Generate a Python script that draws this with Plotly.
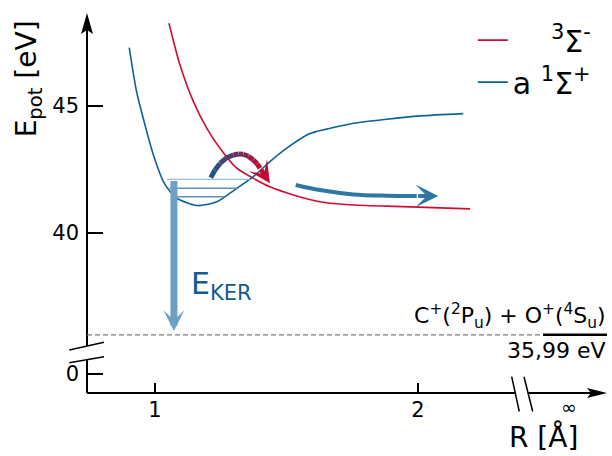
import plotly.graph_objects as go

# ---------------- data (R in Å, E in eV) ----------------
blue_R = [0.902, 0.930, 0.962, 0.994, 1.032, 1.057, 1.083, 1.159, 1.235, 1.311, 1.374,
          1.437, 1.501, 1.577, 1.615, 1.653, 1.754, 1.881, 2.008, 2.172]
blue_E = [47.30, 45.56, 44.25, 43.07, 42.02, 41.63, 41.37, 41.08, 41.23, 41.76, 42.22,
          42.81, 43.34, 43.86, 44.00, 44.09, 44.32, 44.48, 44.61, 44.70]

red_R = [1.053, 1.095, 1.146, 1.197, 1.247, 1.311, 1.374, 1.437, 1.526, 1.627,
         1.754, 1.944, 2.198]
red_E = [48.26, 46.61, 45.17, 44.12, 43.34, 42.55, 42.15, 41.82, 41.50, 41.23,
         41.10, 41.04, 40.95]

vib_E = [42.11, 41.76, 41.43]
vib_R_left = [1.045, 1.055, 1.075]
vib_R_right = [1.360, 1.311, 1.262]

ker_R = 1.072
ker_E_top = 42.11

threshold_E = 35.99
threshold_label = "35,99 eV"
channel_label = "C<sup>+</sup>(<sup>2</sup>P<sub>u</sub>) + O<sup>+</sup>(<sup>4</sup>S<sub>u</sub>)"

zero_display_E = 34.45          # position of the "0" tick below the axis break
ytick_vals = [zero_display_E, 40, 45]
ytick_text = ["0", "40", "45"]
xtick_vals = [1, 2]
xtick_text = ["1", "2"]

# curved transfer arrow (a 1Σ+ -> 3Σ-)
transfer_R = [1.212, 1.228, 1.247, 1.273, 1.298, 1.317, 1.336, 1.355, 1.374, 1.389, 1.399]
transfer_E = [42.18, 42.48, 42.74, 42.97, 43.07, 43.11, 43.10, 43.02, 42.87, 42.72, 42.55]
transfer_tip = (1.437, 41.96)

# dissociation arrow
dissoc_R = [1.535, 1.627, 1.754, 1.881, 1.995]
dissoc_E = [41.89, 41.69, 41.52, 41.47, 41.46]
dissoc_tip = (2.077, 41.46)

label_red = "\u00a0\u00a0\u00a0\u00a0<sup>3</sup>Σ<sup>-</sup>"
label_blue = "a <sup>1</sup>Σ<sup>+</sup>"

# ---------------- styles ----------------
FONT = "DejaVu Sans"
RED = "rgb(208,12,52)"
BLUE = "rgb(14,98,150)"
KER_BLUE = "rgb(108,160,196)"
ARROW_BLUE = "rgb(45,120,162)"

X_RANGE = [0.7414, 2.7186]
Y_RANGE = [33.701, 48.661]

fig = go.Figure()

fig.add_trace(go.Scatter(x=red_R, y=red_E, mode="lines", name=label_red,
                         line=dict(color=RED, width=1.6, shape="spline", smoothing=0.7)))
fig.add_trace(go.Scatter(x=blue_R, y=blue_E, mode="lines", name=label_blue,
                         line=dict(color=BLUE, width=1.6, shape="spline", smoothing=0.7)))

# vibrational levels
for i, (e, r0, r1) in enumerate(zip(vib_E, vib_R_left, vib_R_right)):
    col = "rgb(150,190,215)" if i == 0 else "rgb(95,145,185)"
    fig.add_trace(go.Scatter(x=[r0, r1], y=[e, e], mode="lines", showlegend=False,
                             hoverinfo="skip", line=dict(color=col, width=1.4)))

# gradient curved arrow
c0 = (30, 85, 135)
c1 = (192, 10, 50)
n = len(transfer_R) - 1
for i in range(n):
    t = i / max(n - 1, 1)
    col = "rgb(%d,%d,%d)" % tuple(int(a + (b - a) * t) for a, b in zip(c0, c1))
    fig.add_trace(go.Scatter(x=transfer_R[i:i + 2], y=transfer_E[i:i + 2], mode="lines",
                             showlegend=False, hoverinfo="skip",
                             line=dict(color=col, width=5)))

# dissociation arrow shaft
fig.add_trace(go.Scatter(x=dissoc_R, y=dissoc_E, mode="lines", showlegend=False,
                         hoverinfo="skip", line=dict(color=ARROW_BLUE, width=4, shape="spline")))

annotations = []
# KER arrow
annotations.append(dict(x=ker_R, y=threshold_E + 0.15, ax=ker_R, ay=ker_E_top,
                        xref="x", yref="y", axref="x", ayref="y", text="",
                        showarrow=True, arrowhead=3, arrowwidth=7, arrowsize=0.5,
                        arrowcolor=KER_BLUE, standoff=0))
# transfer arrow head
annotations.append(dict(x=transfer_tip[0], y=transfer_tip[1], ax=transfer_R[-1], ay=transfer_E[-1],
                        xref="x", yref="y", axref="x", ayref="y", text="",
                        showarrow=True, arrowhead=3, arrowwidth=5, arrowsize=0.72,
                        arrowcolor="rgb(192,10,50)", standoff=0))
# dissociation arrow head
annotations.append(dict(x=dissoc_tip[0], y=dissoc_tip[1], ax=dissoc_R[-1], ay=dissoc_E[-1],
                        xref="x", yref="y", axref="x", ayref="y", text="",
                        showarrow=True, arrowhead=3, arrowwidth=4, arrowsize=0.95,
                        arrowcolor=ARROW_BLUE, standoff=0))
# texts
annotations.append(dict(x=1.128, y=37.95, xref="x", yref="y", xanchor="left", yanchor="middle",
                        text="E<sub>KER</sub>", showarrow=False,
                        font=dict(family=FONT, size=30, color="rgb(18,92,142)")))
annotations.append(dict(x=1.002, y=threshold_E, xref="paper", yref="y", xanchor="right",
                        yanchor="bottom", yshift=1, text=channel_label, showarrow=False,
                        font=dict(family=FONT, size=22, color="black")))
annotations.append(dict(x=1.002, y=threshold_E, xref="paper", yref="y", xanchor="right",
                        yanchor="top", yshift=-1, text=threshold_label, showarrow=False,
                        font=dict(family=FONT, size=22, color="black")))
annotations.append(dict(x=-0.113, y=0.826, xref="paper", yref="paper", xanchor="center",
                        yanchor="middle", textangle=-90, text="E<sub>pot</sub> [eV]",
                        showarrow=False, font=dict(family=FONT, size=28, color="black")))
annotations.append(dict(x=0.877, y=-0.116, xref="paper", yref="paper", xanchor="center",
                        yanchor="middle", text="R [Å]",
                        showarrow=False, font=dict(family=FONT, size=28, color="black")))
annotations.append(dict(x=0.927, y=-0.036, xref="paper", yref="paper", xanchor="center",
                        yanchor="middle", text="∞",
                        showarrow=False, font=dict(family=FONT, size=19, color="black")))

shapes = []
AX = dict(color="black", width=2)
# axis lines with breaks
shapes.append(dict(type="line", xref="paper", yref="paper", x0=0, x1=0, y0=0, y1=0.088, line=AX))
shapes.append(dict(type="line", xref="paper", yref="paper", x0=0, x1=0, y0=0.1237, y1=0.96, line=AX))
shapes.append(dict(type="line", xref="paper", yref="paper", x0=0, x1=0.8238, y0=0, y1=0, line=AX))
shapes.append(dict(type="line", xref="paper", yref="paper", x0=0.8485, x1=0.975, y0=0, y1=0, line=AX))
BR = dict(color="black", width=1.5)
shapes.append(dict(type="line", xref="paper", yref="paper", x0=-0.034, y0=0.1132, x1=0.0327, y1=0.1334, line=BR))
shapes.append(dict(type="line", xref="paper", yref="paper", x0=-0.034, y0=0.0797, x1=0.0327, y1=0.0955, line=BR))
shapes.append(dict(type="line", xref="paper", yref="paper", x0=0.8167, y0=0.0429, x1=0.8313, y1=-0.0487, line=BR))
shapes.append(dict(type="line", xref="paper", yref="paper", x0=0.8404, y0=0.0429, x1=0.8571, y1=-0.0487, line=BR))
# axis arrowheads
shapes.append(dict(type="path", xref="paper", yref="paper", xsizemode="pixel", ysizemode="pixel",
                   xanchor=0, yanchor=1, path="M0,0 L-6,-21 L0,-17 L6,-21 Z",
                   fillcolor="black", line=dict(width=0)))
shapes.append(dict(type="path", xref="paper", yref="paper", xsizemode="pixel", ysizemode="pixel",
                   xanchor=1, yanchor=0, path="M0,0 L-20,5 L-16,0 L-20,-5 Z",
                   fillcolor="black", line=dict(width=0)))
# dissociation threshold
shapes.append(dict(type="line", xref="paper", yref="y", x0=0, x1=0.877, y0=threshold_E, y1=threshold_E,
                   line=dict(color="rgb(120,120,120)", width=1.2, dash="5px,3px")))
shapes.append(dict(type="line", xref="paper", yref="y", x0=0.877, x1=1.0, y0=threshold_E, y1=threshold_E,
                   line=dict(color="black", width=2.5)))

fig.update_layout(
    width=612, height=456, autosize=False,
    margin=dict(l=87, r=5, t=13, b=63),
    paper_bgcolor="white", plot_bgcolor="white",
    font=dict(family=FONT, size=21, color="black"),
    xaxis=dict(range=X_RANGE, showgrid=False, zeroline=False, showline=False,
               tickvals=xtick_vals, ticktext=xtick_text, ticks="inside", ticklen=10,
               tickwidth=1.5, tickcolor="black", ticklabelstandoff=2,
               tickfont=dict(family=FONT, size=21)),
    yaxis=dict(range=Y_RANGE, showgrid=False, zeroline=False, showline=False,
               tickvals=ytick_vals, ticktext=ytick_text, ticks="inside", ticklen=16,
               tickwidth=2, tickcolor="black", ticklabelstandoff=7,
               tickfont=dict(family=FONT, size=21)),
    showlegend=True,
    legend=dict(x=0.742, y=0.997, xanchor="left", yanchor="top",
                bgcolor="rgba(0,0,0,0)", font=dict(family=FONT, size=30),
                itemwidth=30, tracegroupgap=0),
    annotations=annotations,
    shapes=shapes,
)

fig.write_html("out.html")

[Goal]: Go through the listing above and pull out each line containing the word "with".

[Response to this exercise]:
Generate a Python script that draws this with Plotly.
# axis lines with breaks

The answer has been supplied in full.